The computer-readable program instructions may also be loaded onto a computer, other programmable data processing apparatus, or other device to cause a series of operations to be performed on the computer, other programmable apparatus or other device to produce a computer implemented process, such that the instructions which execute on the computer, other programmable apparatus, or other device implement the functions/acts specified in the flowchart and/or block diagram block or blocks.
The flowchart and block diagrams in the Figures illustrate the architecture, functionality, and operation of possible implementations of systems, methods, and computer program products according to various aspects of the inventive arrangements. In this regard, each block in the flowchart or block diagrams may represent a module, segment, or portion of instructions, which comprises one or more executable instructions for implementing the specified operations.

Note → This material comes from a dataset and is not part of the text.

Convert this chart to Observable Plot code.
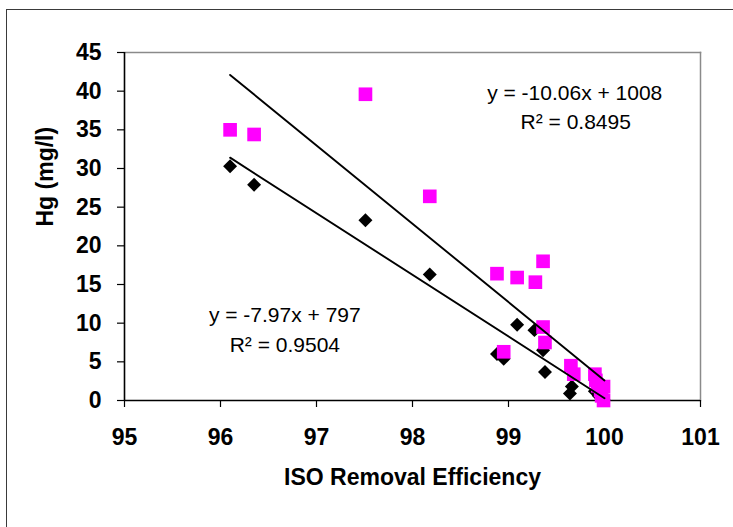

In some alternative implementations, the operations noted in the blocks may occur out of the order noted in the figures. For example, two blocks shown in succession may be executed substantially concurrently, or the blocks may sometimes be executed in the reverse order, depending upon the functionality involved. In other examples, blocks may be performed generally in increasing numeric order while in still other examples, one or more blocks may be performed in varying order with the results being stored and utilized in subsequent or other blocks that do not immediately follow. It will also be noted that each block of the block diagrams and/or flowchart illustration, and combinations of blocks in the block diagrams and/or flowchart illustration, may be implemented by special purpose hardware-based systems that perform the specified functions or acts or carry out combinations of special purpose hardware and computer instructions.
The descriptions of the various embodiments of the present invention have been presented for purposes of illustration, but are not intended to be exhaustive or limited to the embodiments disclosed. Many modifications and variations will be apparent to those of ordinary skill in the art without departing from the scope and spirit of the described embodiments. The terminology used herein was chosen to best explain the principles of the embodiments, the practical application or technical improvement over technologies found in the marketplace, or to enable others of ordinary skill in the art to understand the embodiments disclosed herein.